BMCR 2022.03.41

The Old English and Anglo-Latin riddle tradition

, A commentary on 'The Old English and Anglo-Latin riddle tradition'. Supplements to the Dumbarton Oaks medieval library. Washington, DC: Dumbarton Oaks Research Library and Collection, 2021. Pp. xxviii, 712. ISBN 9780884024774. $65.00.
, The Old English and Anglo-Latin riddle tradition. The Dumbarton Oaks Medieval Library, 69. Cambridge, MA: Harvard University Press, 2021. Pp. xxxiii, 893. ISBN 9780674055339. $35.00.

The Anglo-Saxon riddles are a fascinating verbal realm where ambiguity and polysemy, suggestion and a big dose of distraction and deflection make the rule rather than the exception. Andy Orchard paves a way through this slippery territory by bringing together in one place the entire riddle corpus, Latin and Old English, with a detailed and informative commentary.

Included in the edition and translation are an introductory essay, Latin and Old English editions of the riddles on left-hand pages, modern English translations facing on the right, and some useful ancillary tools: a generous collection of source and analog texts (in Latin and Icelandic), brief notes on the texts, a textual apparatus, fuller notes on the translation (including solutions), a bibliography, and an index of solutions.

The commentary volume reprises and expands much of edition and translation: 654 pages of commentary (against about 240 in the other), 30 pages of bibliography (against five in Volume 1), a larger index of solutions. One especially useful addition is a “Concordance of Parallels with Isidore’s Etymologiae,” giving correspondences between the riddles and Isidore of Seville’s encyclopedia, a ready reference for all medieval riddlers.

Simple, clear organization make the work easy to use. Both volumes follow the same sequence with Latin riddles first, Old English second, and with texts arranged chronologically within these two divisions: for Anglo-Latin, from Aldhelm (whose 100 riddles make up more than a third of the section) in the seventh/eight century through the Bibliotheca magnifica (The High-Minded Library) of the mid eleventh; for Old English, from the Franks Casket Riddle ca. 700, through the late tenth-century Exeter Book riddles (whose ninety odd riddles make up more than three fourths of the section), to the eleventh-century Old English Prose Riddle.

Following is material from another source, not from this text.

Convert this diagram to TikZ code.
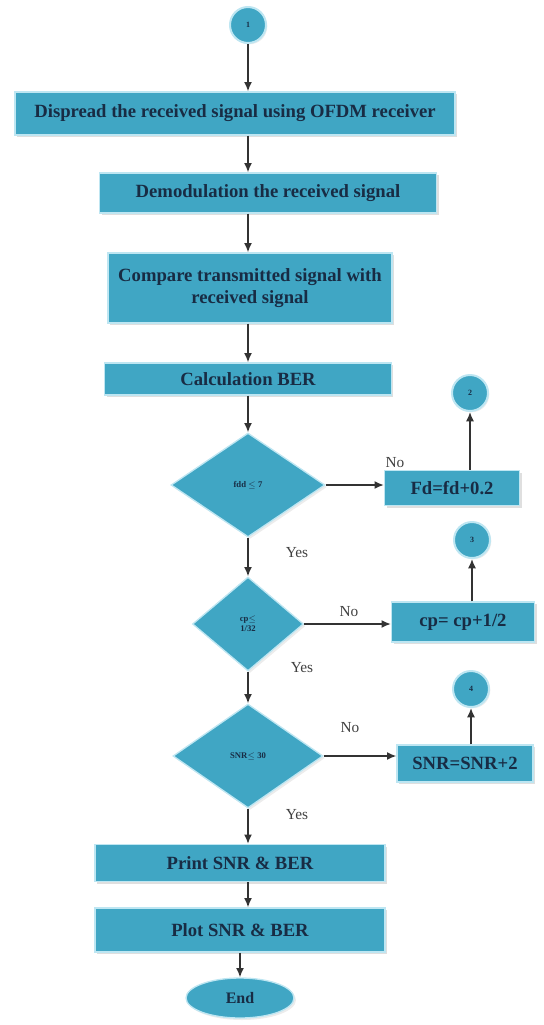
\documentclass[tikz,border=0pt]{standalone}
\usepackage{amsmath}
\usepackage{amssymb}
\usepackage{fontspec}
\setmainfont{Liberation Serif}
\usetikzlibrary{shapes.geometric,shadows,arrows.meta}

\definecolor{flowfill}{RGB}{64,166,196}
\definecolor{flowedge}{RGB}{190,230,242}
\definecolor{flowtext}{RGB}{24,44,68}

\tikzset{
	procbox/.style={rectangle, fill=flowfill, draw=flowedge, line width=1pt, text=flowtext, align=center, inner sep=0pt,
		font=\bfseries\fontsize{14}{17}\selectfont,
		drop shadow={shadow xshift=1.5pt, shadow yshift=-1.5pt, fill=black!25}},
	decbox/.style={diamond, fill=flowfill, draw=flowedge, line width=1pt, text=flowtext, align=center, inner sep=0pt,
		font=\bfseries\fontsize{6.5}{7.5}\selectfont,
		drop shadow={shadow xshift=1.5pt, shadow yshift=-1.5pt, fill=black!15}},
	connbox/.style={circle, fill=flowfill, draw=flowedge, line width=1.5pt, text=flowtext, inner sep=0pt, minimum size=27pt,
		font=\bfseries\fontsize{6}{7}\selectfont,
		drop shadow={shadow xshift=1pt, shadow yshift=-1pt, fill=black!15}},
	endbox/.style={ellipse, fill=flowfill, draw=flowedge, line width=1pt, text=flowtext, inner sep=0pt,
		font=\bfseries\fontsize{12}{14}\selectfont,
		drop shadow={shadow xshift=1.5pt, shadow yshift=-1.5pt, fill=black!15}},
	arr/.style={-{Latex[length=7pt,width=6pt]}, line width=1.1pt, draw=black!80},
	lbl/.style={font=\fontsize{11.5}{13}\selectfont, text=black!75, inner sep=0.75pt}
}

\begin{document}
\begin{tikzpicture}[x=0.75pt,y=0.75pt,yscale=-1,xscale=1]
	\useasboundingbox (0,0) rectangle (543,1025);
	
	%Connectors [id:c1..c4]
	\node [connbox] (c1) at (248,25) {1};
	\node [connbox] (c2) at (470,393) {2};
	\node [connbox] (c3) at (472,540) {3};
	\node [connbox] (c4) at (471,689) {4};
	
	%Process boxes
	\node [procbox, minimum width=330pt, minimum height=32.25pt] (b1) at (235,113.5) {Dispread the received signal using OFDM receiver};
	\node [procbox, minimum width=252.75pt, minimum height=30pt] (b2) at (268,193) {Demodulation the received signal};
	\node [procbox, minimum width=213pt, minimum height=52.5pt] (b3) at (250,288) {Compare transmitted signal with\\received signal};
	\node [procbox, minimum width=215pt, minimum height=24pt] (b4) at (248,379) {Calculation BER};
	
	%Decisions and side boxes
	\node [decbox, minimum width=115.5pt, minimum height=78pt] (d1) at (248,485) {fdd $\leq$ 7};
	\node [procbox, minimum width=101.25pt, minimum height=26.25pt] (r1) at (452,488) {Fd=fd+0.2};
	\node [decbox, minimum width=83.25pt, minimum height=70.5pt] (d2) at (248,624) {cp$\leq$\\1/32};
	\node [procbox, minimum width=107.25pt, minimum height=30pt] (r2) at (463,622) {cp= cp+1/2};
	\node [decbox, minimum width=112.5pt, minimum height=78pt] (d3) at (248,756) {SNR$\leq$ 30};
	\node [procbox, minimum width=102pt, minimum height=27.75pt] (r3) at (465,763.5) {SNR=SNR+2};
	
	%Output boxes
	\node [procbox, minimum width=217.5pt, minimum height=27.75pt] (b5) at (240,863) {Print SNR \& BER};
	\node [procbox, minimum width=217.5pt, minimum height=33pt] (b6) at (240,930) {Plot SNR \& BER};
	\node [endbox, minimum width=81pt, minimum height=30pt] (e) at (240,998) {End};
	
	%Straight Lines
	\draw [arr] (c1) -- (b1.north -| c1);
	\draw [arr] (b1.south -| c1) -- (b2.north -| c1);
	\draw [arr] (b2.south -| c1) -- (b3.north -| c1);
	\draw [arr] (b3.south -| c1) -- (b4.north -| c1);
	\draw [arr] (b4.south -| c1) -- (d1.north);
	\draw [arr] (d1.east) -- (r1.west |- d1.east);
	\draw [arr] (c2 |- r1.north) -- (c2);
	\draw [arr] (d1.south) -- (d2.north);
	\draw [arr] (d2.east) -- (r2.west |- d2.east);
	\draw [arr] (c3 |- r2.north) -- (c3);
	\draw [arr] (d2.south) -- (d3.north);
	\draw [arr] (d3.east) -- (r3.west |- d3.east);
	\draw [arr] (c4 |- r3.north) -- (c4);
	\draw [arr] (d3.south) -- (b5.north -| d3.south);
	\draw [arr] (b5.south -| d3.south) -- (b6.north -| d3.south);
	\draw [arr] (b6.south -| e) -- (e);
	
	% Text Node
	\node [lbl] (no1) at (395,463) {No};
	% Text Node
	\node [lbl] (yes1) at (297,553) {Yes};
	% Text Node
	\node [lbl] (no2) at (349,612) {No};
	% Text Node
	\node [lbl] (yes2) at (302,668) {Yes};
	% Text Node
	\node [lbl] (no3) at (350,728) {No};
	% Text Node
	\node [lbl] (yes3) at (297,815) {Yes};
	
\end{tikzpicture}
\end{document}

The size of the work alone bespeaks years of industrious effort. The author revisits all the riddles and the literature on them, and proposes many new solutions (identified by a typographic symbol in the index). I must mention as well some sharp critical thinking. Orchard’s introduction, for example, disproves much earlier scholarship which drew rigid divisions between the Latin and the vernacular, and instead emphasizes commonalities: a brief glance at the commentary citations of the many points of contact between riddles Latin and English proves the case beyond any real argument.

I should say as well that these riddles are immense fun (a statement that cannot be made about every weighty tome of Anglo-Saxon literature), and these two volumes make them accessible to all. As the books lay on my desk for a couple of months I was amused to see casual visitors, some with no Latin and no Old English, open Volume 1 out of idle curiosity, only to be drawn in and reach for Volume 2. Expressions of surprise, delight, or consternation followed.

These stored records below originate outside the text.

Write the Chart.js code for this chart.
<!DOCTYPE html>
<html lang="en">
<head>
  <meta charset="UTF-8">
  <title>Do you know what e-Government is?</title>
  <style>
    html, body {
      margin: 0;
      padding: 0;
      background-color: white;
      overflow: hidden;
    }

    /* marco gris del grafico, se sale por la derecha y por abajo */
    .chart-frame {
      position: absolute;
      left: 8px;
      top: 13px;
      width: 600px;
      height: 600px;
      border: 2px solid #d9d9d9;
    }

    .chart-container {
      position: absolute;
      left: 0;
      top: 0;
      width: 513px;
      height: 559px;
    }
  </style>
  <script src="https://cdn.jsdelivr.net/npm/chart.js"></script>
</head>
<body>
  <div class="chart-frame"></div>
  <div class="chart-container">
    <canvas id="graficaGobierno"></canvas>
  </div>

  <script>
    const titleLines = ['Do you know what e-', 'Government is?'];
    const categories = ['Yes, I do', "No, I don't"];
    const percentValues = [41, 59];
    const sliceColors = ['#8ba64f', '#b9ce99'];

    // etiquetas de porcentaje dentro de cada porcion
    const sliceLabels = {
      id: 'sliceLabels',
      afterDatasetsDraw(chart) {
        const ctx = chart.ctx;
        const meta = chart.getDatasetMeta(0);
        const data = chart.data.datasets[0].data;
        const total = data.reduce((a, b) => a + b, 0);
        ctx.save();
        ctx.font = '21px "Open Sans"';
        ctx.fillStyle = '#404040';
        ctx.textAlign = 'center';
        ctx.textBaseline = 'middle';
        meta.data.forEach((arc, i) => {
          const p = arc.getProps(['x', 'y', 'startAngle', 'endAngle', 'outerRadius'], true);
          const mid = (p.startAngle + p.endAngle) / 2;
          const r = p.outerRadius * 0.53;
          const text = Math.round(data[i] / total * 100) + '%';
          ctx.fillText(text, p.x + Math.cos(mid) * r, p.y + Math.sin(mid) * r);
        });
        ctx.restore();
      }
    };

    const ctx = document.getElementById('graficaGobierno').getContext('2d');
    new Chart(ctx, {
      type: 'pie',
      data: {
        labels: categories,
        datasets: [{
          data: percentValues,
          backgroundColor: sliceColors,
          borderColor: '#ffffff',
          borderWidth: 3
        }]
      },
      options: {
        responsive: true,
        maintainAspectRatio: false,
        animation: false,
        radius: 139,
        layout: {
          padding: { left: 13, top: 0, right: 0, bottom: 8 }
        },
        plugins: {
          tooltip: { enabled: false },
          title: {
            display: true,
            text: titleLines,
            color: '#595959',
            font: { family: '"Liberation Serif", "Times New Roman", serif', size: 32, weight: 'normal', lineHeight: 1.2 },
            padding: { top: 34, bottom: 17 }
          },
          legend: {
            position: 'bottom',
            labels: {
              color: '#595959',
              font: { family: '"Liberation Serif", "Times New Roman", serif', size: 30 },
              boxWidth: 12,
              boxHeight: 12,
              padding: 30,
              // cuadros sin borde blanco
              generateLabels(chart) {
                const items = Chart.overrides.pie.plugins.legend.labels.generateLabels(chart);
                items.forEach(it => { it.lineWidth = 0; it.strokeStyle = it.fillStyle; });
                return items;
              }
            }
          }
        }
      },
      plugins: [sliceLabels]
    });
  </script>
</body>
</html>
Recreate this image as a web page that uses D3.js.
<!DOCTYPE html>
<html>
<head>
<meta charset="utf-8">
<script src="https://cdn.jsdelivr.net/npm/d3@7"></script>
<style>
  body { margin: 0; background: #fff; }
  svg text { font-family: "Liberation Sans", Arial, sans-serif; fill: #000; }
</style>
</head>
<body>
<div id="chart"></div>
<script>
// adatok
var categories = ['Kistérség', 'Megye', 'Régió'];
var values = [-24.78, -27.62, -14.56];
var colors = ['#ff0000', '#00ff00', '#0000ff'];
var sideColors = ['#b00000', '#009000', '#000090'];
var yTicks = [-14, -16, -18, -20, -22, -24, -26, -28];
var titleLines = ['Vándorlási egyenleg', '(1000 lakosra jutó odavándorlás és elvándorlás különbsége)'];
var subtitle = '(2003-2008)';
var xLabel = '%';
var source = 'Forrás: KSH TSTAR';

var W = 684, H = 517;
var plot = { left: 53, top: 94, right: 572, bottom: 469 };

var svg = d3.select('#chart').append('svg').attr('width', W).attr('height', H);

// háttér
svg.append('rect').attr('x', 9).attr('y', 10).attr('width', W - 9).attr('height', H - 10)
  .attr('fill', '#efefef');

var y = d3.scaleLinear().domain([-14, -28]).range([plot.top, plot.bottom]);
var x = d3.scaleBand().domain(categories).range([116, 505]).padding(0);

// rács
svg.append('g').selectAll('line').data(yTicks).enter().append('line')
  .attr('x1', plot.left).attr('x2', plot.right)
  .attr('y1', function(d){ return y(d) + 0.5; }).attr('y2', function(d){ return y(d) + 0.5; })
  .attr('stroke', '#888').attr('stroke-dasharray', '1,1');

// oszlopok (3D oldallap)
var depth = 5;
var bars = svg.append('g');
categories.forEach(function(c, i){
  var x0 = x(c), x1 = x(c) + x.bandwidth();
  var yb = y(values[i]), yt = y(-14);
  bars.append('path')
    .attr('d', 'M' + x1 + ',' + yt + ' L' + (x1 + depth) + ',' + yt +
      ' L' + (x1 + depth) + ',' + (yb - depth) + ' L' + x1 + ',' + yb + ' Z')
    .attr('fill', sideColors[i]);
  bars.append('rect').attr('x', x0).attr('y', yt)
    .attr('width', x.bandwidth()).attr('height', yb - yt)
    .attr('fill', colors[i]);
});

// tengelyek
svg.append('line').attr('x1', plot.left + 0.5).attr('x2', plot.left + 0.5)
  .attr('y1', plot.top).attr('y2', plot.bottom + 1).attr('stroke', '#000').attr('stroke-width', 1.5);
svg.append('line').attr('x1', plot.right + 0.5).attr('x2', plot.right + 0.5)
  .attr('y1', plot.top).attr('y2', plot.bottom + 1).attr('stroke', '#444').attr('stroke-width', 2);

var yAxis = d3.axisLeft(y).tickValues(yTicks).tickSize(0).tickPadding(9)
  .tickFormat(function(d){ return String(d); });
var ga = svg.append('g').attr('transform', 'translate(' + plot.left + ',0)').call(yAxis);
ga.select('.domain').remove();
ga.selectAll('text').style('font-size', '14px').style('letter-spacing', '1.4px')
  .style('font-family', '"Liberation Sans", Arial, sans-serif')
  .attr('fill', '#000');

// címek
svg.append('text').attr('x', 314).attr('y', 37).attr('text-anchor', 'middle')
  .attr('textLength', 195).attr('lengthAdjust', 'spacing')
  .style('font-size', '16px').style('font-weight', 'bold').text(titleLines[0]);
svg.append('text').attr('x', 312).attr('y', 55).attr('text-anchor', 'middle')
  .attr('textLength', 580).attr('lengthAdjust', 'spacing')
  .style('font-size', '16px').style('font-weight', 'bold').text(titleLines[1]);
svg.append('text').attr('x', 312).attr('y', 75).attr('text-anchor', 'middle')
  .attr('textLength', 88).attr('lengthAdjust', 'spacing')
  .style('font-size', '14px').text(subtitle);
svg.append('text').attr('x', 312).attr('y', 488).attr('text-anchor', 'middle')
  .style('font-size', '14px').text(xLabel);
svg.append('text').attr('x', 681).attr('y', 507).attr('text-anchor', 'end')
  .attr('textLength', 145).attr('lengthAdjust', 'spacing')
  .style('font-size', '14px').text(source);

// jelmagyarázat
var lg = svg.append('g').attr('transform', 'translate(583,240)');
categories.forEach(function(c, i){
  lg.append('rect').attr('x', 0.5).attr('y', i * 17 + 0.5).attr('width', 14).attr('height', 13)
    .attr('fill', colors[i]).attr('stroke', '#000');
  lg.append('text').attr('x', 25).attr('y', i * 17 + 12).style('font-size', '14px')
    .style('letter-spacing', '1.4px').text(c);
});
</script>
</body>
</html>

What flaws or weaknesses in the work can I point out? Not the translations. Given the fluid semantics of the originals they of course cannot capture all the nuance and wordplay, but the discussion in the commentary makes up that deficit. I can say, nevertheless, that the volumes are something of an awkward hybrid. The redundancy of the two volumes is very great, as the author acknowledges. Orchard sees the volumes being used independently, with users of earlier editions having recourse just to Volume 2. Yet I was very happy putting Volume 2 to use as an aid to Volume 1, with the two books open side by side, rather than flipping back and forth between text and the shorter commentary in Volume 1. Orchard’s editions also pose a few questions, since some were executed without personal examination of the manuscripts. A third criticism: the idiosyncratic and arbitrary abbreviation of authors’ names in the discussion of the scholarly literature is more annoying than helpful.

Yet these are minor flaws. the two volumes make an immensely valuable contribution to scholarship. The all inclusive scope of the editions, the detail of the commentary, and the usefulness of the indexes combine for a reader-friendly treatment of a subject which has been most often a monopoly of specialists. Orchard’s work is certainly not the last word on Anglo-Saxon riddling, but it will just as certainly be a first stop for all who want to read and write about these enigmatic texts. The author’s states the expectation that his work will stimulate a new wave of scholarship dedicated to this interesting subject. I can only concur.